Seule­ment voilà, juste avant de par­tir le matin pour son bureau au cab­i­net d’un secré­taire d’État, Vic­tor a trou­vé un mot laconique du giton, dis­ant qu’il ne pour­rait venir chez leurs amis mais l’y appellerait au télé­phone. Vic­tor en infère que son giton veut le quit­ter. Ses amis ten­tent aus­si gen­ti­ment que mal­adroite­ment de le ras­sur­er. Le télé­phone sonne. Ce n’est pas le giton, mais le notaire. Il y a un prob­lème pour la sig­na­ture de l’acte : manque au dossier le for­mu­laire de lev­ée d’hypothèque.

Marc et Sergine en con­clu­ent que le mer­veilleux apparte­ment, en quoi ils ont mis toutes leurs com­plai­sances, et aus­si déjà pas mal d’argent, est hypothéqué. Autrement dit, qu’ils se sont fait arna­quer ! Ils se mon­tent le bour­ri­chon. Ulcéré qu’ils attachent plus d’importance à leur sup­posé mal­heur qu’au sup­posé sien, Vic­tor en rajoute.

Des impré­ca­tions fusent. Des châ­ti­ments exem­plaires sont évo­qués. De gaffes en gaffes et sans le vouloir, Marc et Sergine finis­sent par révéler à Vic­tor que le giton le trompe depuis plus d’un an avec son patron de thèse, qu’ils con­nais­sent bien par ailleurs.

Retélé­phone. À la décep­tion de Vic­tor, ce n’est tou­jours pas le giton, mais le notaire, rap­pelant aimable­ment pour ras­sur­er ses clients : le notaire des vendeurs avait oublié de join­dre à son cour­ri­er la lev­ée d’hypothèque. On va pou­voir boire le cham­pagne. Non, ce serait mal­adroit, à cause de Vic­tor. On sonne à la porte. Paraît le giton. Il a pu se libér­er plus tôt qu’il ne pen­sait de son cock­tail à la fac. Il est tout con­tent. Il a ren­con­tré le recteur d’Académie. On lui a promis de l’avancement. Et c’est chic de la part de ses amis de l’avoir ain­si atten­du pour débouch­er le cham­pagne. On lui dit que Vic­tor sait tout main­tenant. Il ne com­prend pour­tant pas com­ment ce dernier a pu imag­in­er qu’il voulait le quit­ter. Cela est hors de ques­tion, d’autant que, juste­ment, son patron de thèse vient de lui ren­dre sa liberté.

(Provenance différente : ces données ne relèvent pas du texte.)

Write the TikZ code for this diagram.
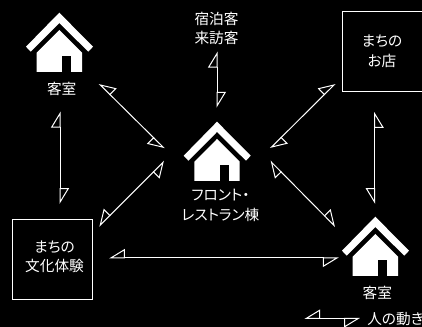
\documentclass[tikz,border=0pt]{standalone}
\usepackage{fontspec}
\setmainfont{Noto Sans CJK JP}[RawFeature=+palt]
\usetikzlibrary{arrows.meta}
\tikzset{
  lbl/.style={text=white,align=center,inner sep=0pt,font=\fontsize{11}{14.5}\selectfont},
  spot/.style={draw=white,line width=0.75pt,minimum size=60pt,inner sep=0pt},
  moveleft/.style={draw=white,line width=0.75pt,
    {Triangle[open,harpoon,length=11.25pt,width=13.5pt]}-{Triangle[open,harpoon,length=11.25pt,width=13.5pt]}},
  moveright/.style={draw=white,line width=0.75pt,
    {Triangle[open,harpoon,swap,length=11.25pt,width=13.5pt]}-{Triangle[open,harpoon,swap,length=11.25pt,width=13.5pt]}},
  house/.pic={
    \fill[white] (0,0) -- (33.7,34) -- (29,39) -- (0,10.3) -- (-28.6,39) -- (-33.3,34) -- cycle;
    \fill[white] (0,17.3) -- (22.7,40) -- (22.7,59.3) -- (-22.6,59.3) -- (-22.6,40) -- cycle;
    \fill[black] (2.7,43.3) rectangle (12,59.3);
  }
}
\begin{document}
\begin{tikzpicture}[x=0.75pt,y=-0.75pt]
\fill[black] (0,0) rectangle (422,327);
\clip (0,0) rectangle (422,327);
\pic at (59.3,12.7) {house};
\pic at (217,121.7) {house};
\pic at (375.3,216.7) {house};
\node[lbl] (room1) at (61.7,89) {客室};
\node[lbl] (room2) at (377.3,292.6) {客室};
\node[lbl] (front) at (220.5,205.5) {フロント・\\レストラン棟};
\node[lbl] (guest) at (216.5,28.3) {宿泊客\\来訪客};
\node[spot] (shop) at (382,51.2) {};
\node[spot] (culture) at (52.2,259.3) {};
\node[lbl] (shoptxt) at (382,51.3) {まちの\\お店};
\node[lbl] (culturetxt) at (54.5,257) {まちの\\文化体験};
\node[lbl,anchor=west] (legend) at (367,319) {人の動き};
\coordinate (a1) at (217,51.7);
\coordinate (a2) at (217,107.7);
\coordinate (b1) at (99,83.7);
\coordinate (b2) at (164.5,148.5);
\coordinate (c1) at (270.3,148.3);
\coordinate (c2) at (335.3,83.7);
\coordinate (d1) at (60,111.7);
\coordinate (d2) at (60,204);
\coordinate (e1) at (374.7,112);
\coordinate (e2) at (374.7,204);
\coordinate (f1) at (99,226.3);
\coordinate (f2) at (164.3,161);
\coordinate (g1) at (270.3,161);
\coordinate (g2) at (335.3,226.7);
\coordinate (h1) at (109,258);
\coordinate (h2) at (338.7,258);
\coordinate (k1) at (304.3,318.5);
\coordinate (k2) at (360,318.5);
\path[moveleft] (a1) -- (a2);
\path[moveright] (b1) -- (b2);
\path[moveleft] (c1) -- (c2);
\path[moveleft] (d1) -- (d2);
\path[moveright] (e1) -- (e2);
\path[moveright] (f1) -- (f2);
\path[moveleft] (g1) -- (g2);
\path[moveright] (h1) -- (h2);
\path[moveright] (k1) -- (k2);
\end{tikzpicture}
\end{document}
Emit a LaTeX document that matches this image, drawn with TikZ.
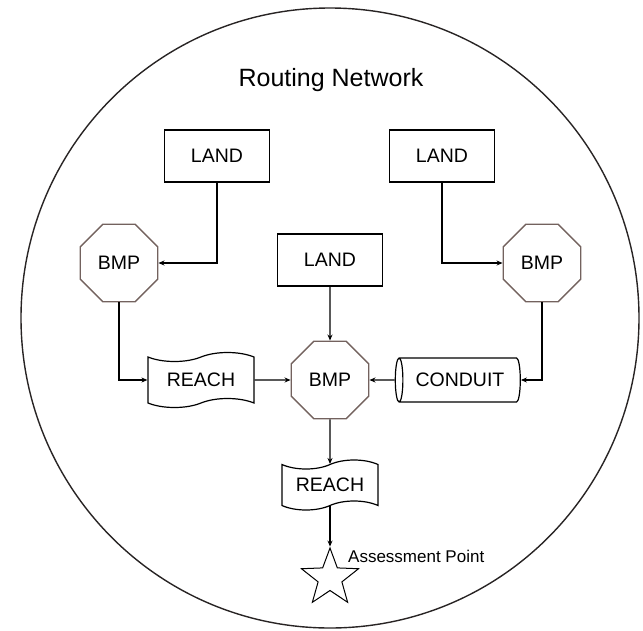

Reste à savoir si leurs vieilles ami­tiés à tous qua­tre résis­teront à tant de tristes révéla­tions. Ils l’espèrent. Trin­quons, dit Marc. Oui, pour l’instant, on n’a qu’à trin­quer, répond Vic­tor. Sans évidem­ment trop savoir à quoi, ni à qui.

Tout cela est ultra­con­tem­po­rain, comme vous voyez. Et fidèle à la déf­i­ni­tion : M. Besse nous aura en effet bien fait rire “ des car­ac­tères et des mœurs de notre société ”. Ce avec un tal­ent infi­ni dans l’enchaînement scénique et la den­sité du texte. Un exem­ple : M. Besse dis­ait un jour à un cri­tique qu’il n’aimait point les didas­calies, ces petites indi­ca­tions en italique ajoutées par l’auteur. Il les tient pour le signe d’un manque de sûreté dans la con­struc­tion même du dia­logue, qui doit, de soi, tout suggérer.

D’une pareille exi­gence, de tant de rigueur de plume, soutenue par une expéri­ence de comé­di­en, l’on conçoit que puis­sent jail­lir des per­son­nages qua­si intem­porels dans leur vérité, que pour­tant nous avons tous déjà ren­con­trés, tout comme dans Les Directeurs.

Ajou­tons, sans rien ôter au mérite de l’auteur, que son texte est servi par trois grands comé­di­ens : Roland Giraud (Vic­tor), Maaïke Jansen son épouse à la ville (Sergine) et Stéphane Hil­lel (Marc). Le giton Patrick est joué par Tris­tan Petit­gi­rard. Ils sont mis en scène avec sobriété et naturel par Patrice Ker­brat, un ancien du Français ayant quit­té la Mai­son de Molière avant qu’elle fût prise de folie. Un vrai bon­heur pour nous : il sert ain­si le théâtre mieux qu’il n’eût pu le faire en restant rue de Richelieu.